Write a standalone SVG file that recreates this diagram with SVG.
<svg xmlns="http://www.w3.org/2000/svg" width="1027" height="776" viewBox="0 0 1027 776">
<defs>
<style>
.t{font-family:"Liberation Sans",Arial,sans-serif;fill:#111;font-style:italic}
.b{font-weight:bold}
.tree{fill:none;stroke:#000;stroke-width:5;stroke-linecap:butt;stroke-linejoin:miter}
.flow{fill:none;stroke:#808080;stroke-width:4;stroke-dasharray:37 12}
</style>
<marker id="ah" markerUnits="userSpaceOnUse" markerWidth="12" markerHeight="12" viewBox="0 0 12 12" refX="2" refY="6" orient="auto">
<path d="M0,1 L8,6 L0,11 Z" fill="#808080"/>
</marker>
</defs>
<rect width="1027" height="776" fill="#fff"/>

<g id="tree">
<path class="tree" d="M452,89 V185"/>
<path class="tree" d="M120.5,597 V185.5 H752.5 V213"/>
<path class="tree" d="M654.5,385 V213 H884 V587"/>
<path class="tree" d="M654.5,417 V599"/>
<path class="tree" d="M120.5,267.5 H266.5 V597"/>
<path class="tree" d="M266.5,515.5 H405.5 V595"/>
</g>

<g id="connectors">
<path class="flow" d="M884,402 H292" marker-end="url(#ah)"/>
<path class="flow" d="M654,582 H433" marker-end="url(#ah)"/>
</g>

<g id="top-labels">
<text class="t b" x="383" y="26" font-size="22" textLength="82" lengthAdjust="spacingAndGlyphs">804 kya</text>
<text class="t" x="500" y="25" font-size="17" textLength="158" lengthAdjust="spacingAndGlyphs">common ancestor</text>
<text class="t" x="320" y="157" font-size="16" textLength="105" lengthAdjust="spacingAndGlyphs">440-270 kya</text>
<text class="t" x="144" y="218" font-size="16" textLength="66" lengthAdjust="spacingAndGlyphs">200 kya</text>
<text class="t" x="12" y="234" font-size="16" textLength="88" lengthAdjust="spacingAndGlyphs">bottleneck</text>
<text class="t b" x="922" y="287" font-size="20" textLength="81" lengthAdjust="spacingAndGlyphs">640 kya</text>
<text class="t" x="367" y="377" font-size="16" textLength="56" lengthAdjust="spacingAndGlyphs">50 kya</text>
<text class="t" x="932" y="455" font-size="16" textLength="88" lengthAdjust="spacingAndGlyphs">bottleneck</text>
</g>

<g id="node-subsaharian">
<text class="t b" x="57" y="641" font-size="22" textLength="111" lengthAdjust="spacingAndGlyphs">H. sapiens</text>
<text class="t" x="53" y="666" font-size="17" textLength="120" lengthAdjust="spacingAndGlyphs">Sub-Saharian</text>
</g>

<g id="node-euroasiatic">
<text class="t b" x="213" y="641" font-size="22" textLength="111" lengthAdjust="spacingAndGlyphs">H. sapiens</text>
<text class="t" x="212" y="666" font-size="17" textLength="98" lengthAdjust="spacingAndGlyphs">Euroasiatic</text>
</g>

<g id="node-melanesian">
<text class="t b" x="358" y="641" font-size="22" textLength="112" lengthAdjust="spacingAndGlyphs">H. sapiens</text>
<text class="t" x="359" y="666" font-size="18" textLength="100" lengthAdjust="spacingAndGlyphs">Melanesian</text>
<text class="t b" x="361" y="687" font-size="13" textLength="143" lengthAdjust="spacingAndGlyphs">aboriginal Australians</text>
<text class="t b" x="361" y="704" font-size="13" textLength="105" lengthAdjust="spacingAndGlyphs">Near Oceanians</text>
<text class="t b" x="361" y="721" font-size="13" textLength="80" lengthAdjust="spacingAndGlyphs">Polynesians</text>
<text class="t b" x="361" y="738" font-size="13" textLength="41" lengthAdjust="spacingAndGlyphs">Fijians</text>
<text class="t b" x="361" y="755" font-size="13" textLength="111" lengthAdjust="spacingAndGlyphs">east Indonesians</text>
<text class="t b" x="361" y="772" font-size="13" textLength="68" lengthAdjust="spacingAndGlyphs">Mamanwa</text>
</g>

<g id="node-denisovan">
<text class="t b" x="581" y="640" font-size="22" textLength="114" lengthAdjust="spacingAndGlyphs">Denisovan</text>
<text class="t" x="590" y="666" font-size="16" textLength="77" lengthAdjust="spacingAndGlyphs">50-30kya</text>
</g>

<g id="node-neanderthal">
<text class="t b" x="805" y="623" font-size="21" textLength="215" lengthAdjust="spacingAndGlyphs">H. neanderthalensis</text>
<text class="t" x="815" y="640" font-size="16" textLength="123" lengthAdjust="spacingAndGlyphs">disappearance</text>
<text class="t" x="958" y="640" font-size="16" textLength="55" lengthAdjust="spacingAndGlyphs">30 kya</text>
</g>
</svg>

---*---

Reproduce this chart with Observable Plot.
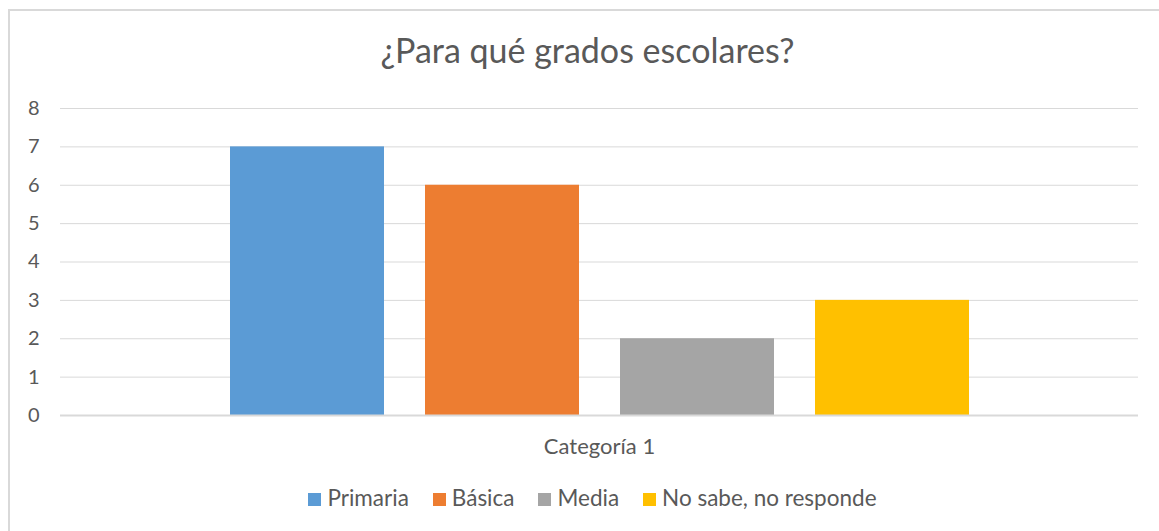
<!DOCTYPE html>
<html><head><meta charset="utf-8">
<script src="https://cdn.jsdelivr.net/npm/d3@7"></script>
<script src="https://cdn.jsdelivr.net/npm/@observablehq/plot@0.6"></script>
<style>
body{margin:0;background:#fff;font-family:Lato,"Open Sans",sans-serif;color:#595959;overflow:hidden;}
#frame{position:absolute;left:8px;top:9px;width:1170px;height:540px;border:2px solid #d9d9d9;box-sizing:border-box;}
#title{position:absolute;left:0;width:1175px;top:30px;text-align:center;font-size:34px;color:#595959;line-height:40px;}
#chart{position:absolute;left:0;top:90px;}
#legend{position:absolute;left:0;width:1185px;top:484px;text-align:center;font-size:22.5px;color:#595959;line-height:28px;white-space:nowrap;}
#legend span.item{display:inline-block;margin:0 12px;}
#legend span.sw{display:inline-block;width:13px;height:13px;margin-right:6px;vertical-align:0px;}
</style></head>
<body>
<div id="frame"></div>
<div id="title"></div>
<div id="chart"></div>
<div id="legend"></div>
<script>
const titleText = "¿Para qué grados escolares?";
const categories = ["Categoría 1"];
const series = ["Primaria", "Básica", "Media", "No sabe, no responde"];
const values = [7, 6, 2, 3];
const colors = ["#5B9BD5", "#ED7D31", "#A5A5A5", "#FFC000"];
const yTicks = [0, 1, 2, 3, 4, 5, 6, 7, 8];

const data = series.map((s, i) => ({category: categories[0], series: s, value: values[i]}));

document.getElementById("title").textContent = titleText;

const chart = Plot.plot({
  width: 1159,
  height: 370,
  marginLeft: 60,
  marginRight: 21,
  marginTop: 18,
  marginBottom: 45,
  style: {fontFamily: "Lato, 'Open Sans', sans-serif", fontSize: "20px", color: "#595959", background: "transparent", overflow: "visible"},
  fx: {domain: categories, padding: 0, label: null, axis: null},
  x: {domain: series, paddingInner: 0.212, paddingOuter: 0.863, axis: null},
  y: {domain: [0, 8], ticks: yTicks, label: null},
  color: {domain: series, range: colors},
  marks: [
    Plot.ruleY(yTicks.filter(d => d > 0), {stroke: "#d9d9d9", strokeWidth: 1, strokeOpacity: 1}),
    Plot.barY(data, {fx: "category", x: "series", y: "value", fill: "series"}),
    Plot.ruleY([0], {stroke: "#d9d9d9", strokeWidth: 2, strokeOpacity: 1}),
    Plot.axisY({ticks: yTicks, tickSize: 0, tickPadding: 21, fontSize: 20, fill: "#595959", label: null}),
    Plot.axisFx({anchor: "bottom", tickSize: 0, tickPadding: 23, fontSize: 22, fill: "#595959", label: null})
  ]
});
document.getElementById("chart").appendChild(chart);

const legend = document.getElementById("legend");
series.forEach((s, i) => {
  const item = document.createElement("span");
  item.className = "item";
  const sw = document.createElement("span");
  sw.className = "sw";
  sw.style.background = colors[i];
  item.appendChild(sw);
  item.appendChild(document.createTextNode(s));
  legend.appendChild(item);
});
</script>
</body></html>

---*---

### Task details
Which lines include the word "chart"? List them all.

### Output for this exercise
Reproduce this chart with Observable Plot.
#chart{position:absolute;left:0;top:90px;}
<div id="chart"></div>
const chart = Plot.plot({
document.getElementById("chart").appendChild(chart);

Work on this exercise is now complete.